The nebula is illuminated from the inside by the newborn star V380 Orion, and the nebula itself is actually the leftover material from the star’s formation. The star is white in color owing to the intense heat of its surface — roughly 18,000 degrees Fahrenheit (10,000 degrees Celsius), or twice the temperature of the sun — and it is estimated at 3.5 stellar masses.
The nebula is close to the Orion Nebula, located about 1,500 light-years away, in an active star-forming region of the Milky Way. It is also famous for its proximity to the first Herbig-Haro object ever discovered, which is just outside of the image frame, according to the space agencies. (Herbig-Haro objects are relatively short-lived jets of ionized gas shot out from very young stars.)
The new image was created using archival data from Hubble’s Wide Field Planetary Camera 2, which uses a mix of ultraviolet, visible, and near-infrared sensors to create the image of the nebula we see.

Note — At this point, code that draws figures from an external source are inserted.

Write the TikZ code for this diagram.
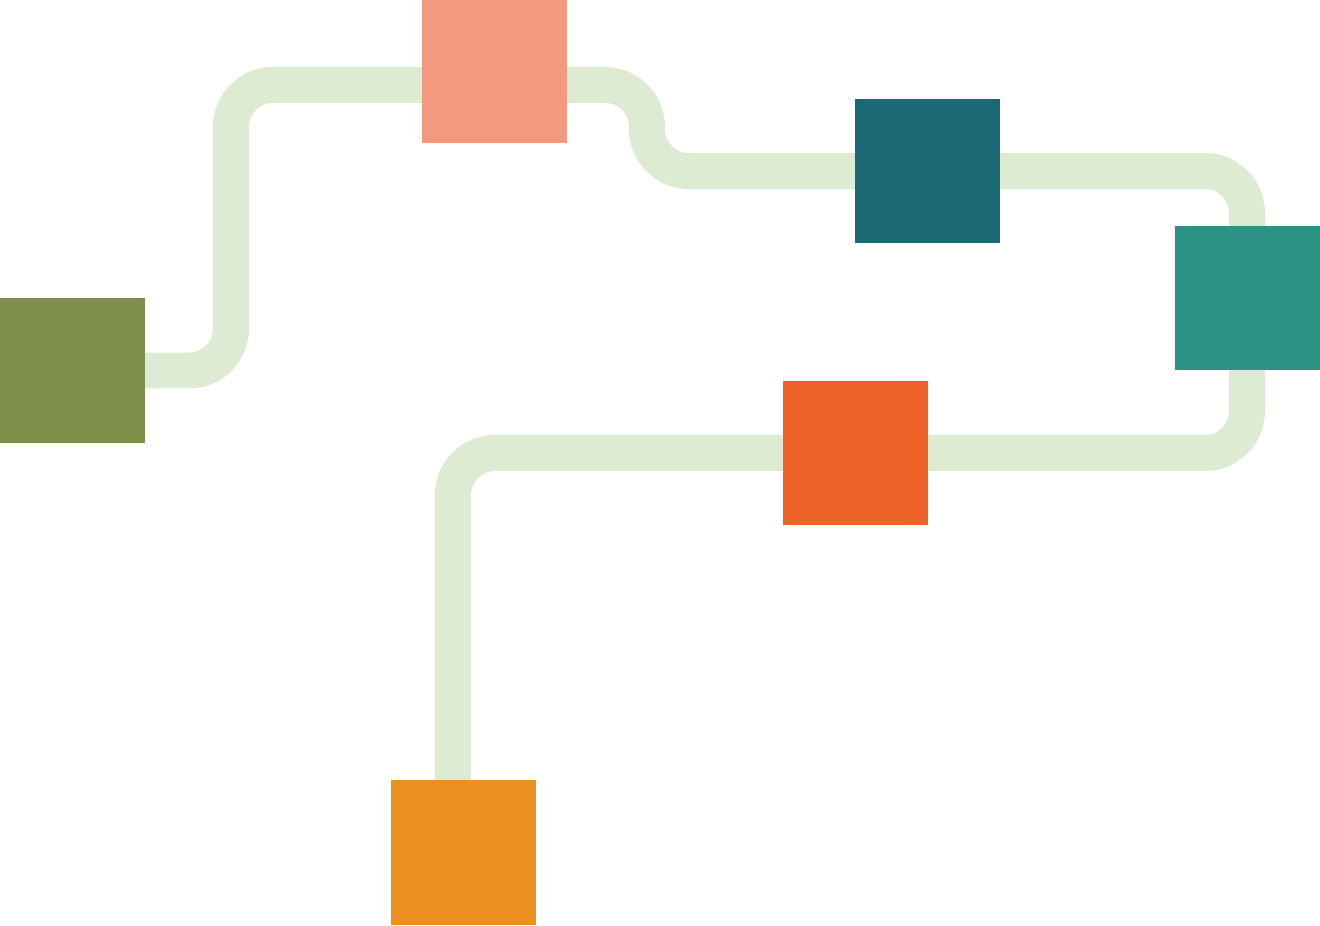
\documentclass[tikz,border=0pt]{standalone}
\usetikzlibrary{backgrounds}

\definecolor{olive}{HTML}{7F8E4B}
\definecolor{salmon}{HTML}{F4987F}
\definecolor{petrol}{HTML}{1A6975}
\definecolor{teal}{HTML}{2C9384}
\definecolor{blood}{HTML}{EC6126}
\definecolor{amber}{HTML}{EC9022}
\definecolor{track}{HTML}{DCEBD2}

\begin{document}
\begin{tikzpicture}[x=0.02cm, y=-0.02cm,
		block/.style={minimum size=2.9cm, inner sep=0pt, outer sep=0pt},
		route/.style={line width=0.72cm, track, rounded corners=0.84cm}]
		\useasboundingbox (0, 0) rectangle (1320, 926);
		\node[block, fill=olive] (o) at (72.5, 370.5) {};
		\node[block, fill=salmon] (s) at (494.5, 70.5) {};
		\node[block, fill=petrol] (p) at (927.5, 171) {};
		\node[block, fill=teal] (t) at (1247.5, 298) {};
		\node[block, fill=blood] (r) at (855.5, 453) {};
		\node[block, fill=amber] (a) at (463.5, 852.5) {};
		\coordinate (end) at (453, 852.5);

		\begin{scope}[on background layer]
		\draw[route] (o) -- (231, 370.5) -- (231, 85) -- (647, 85) -- (647, 171)
			-- (1247, 171) -- (1247, 453) -- (453, 453) -- (end);
		\end{scope}
\end{tikzpicture}
\end{document}
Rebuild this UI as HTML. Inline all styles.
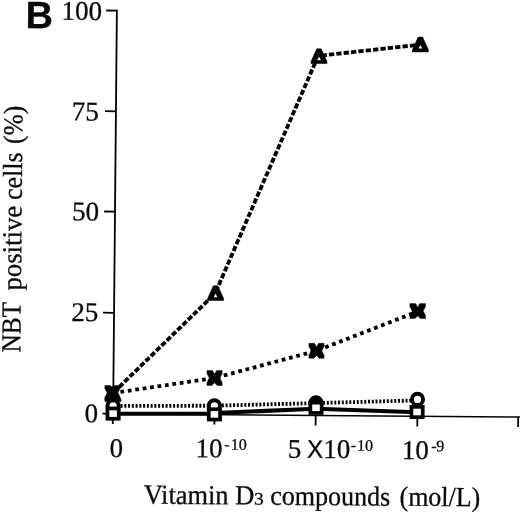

The infrared sensor is arguably the most important when looking at nebulae, since Hubble’s other sensors cannot see past the clouds of dust to the stars within or behind the nebula.
This ability for infrared light to pass through clouds of gas and dust is what makes the James Webb Space Telescope such an important instrument, since it’s infrared camera is much more sensitive than Hubble’s, and has already revealed dazzling images of famous nebulae like the Pillars of Creation in the Eagle Nebula.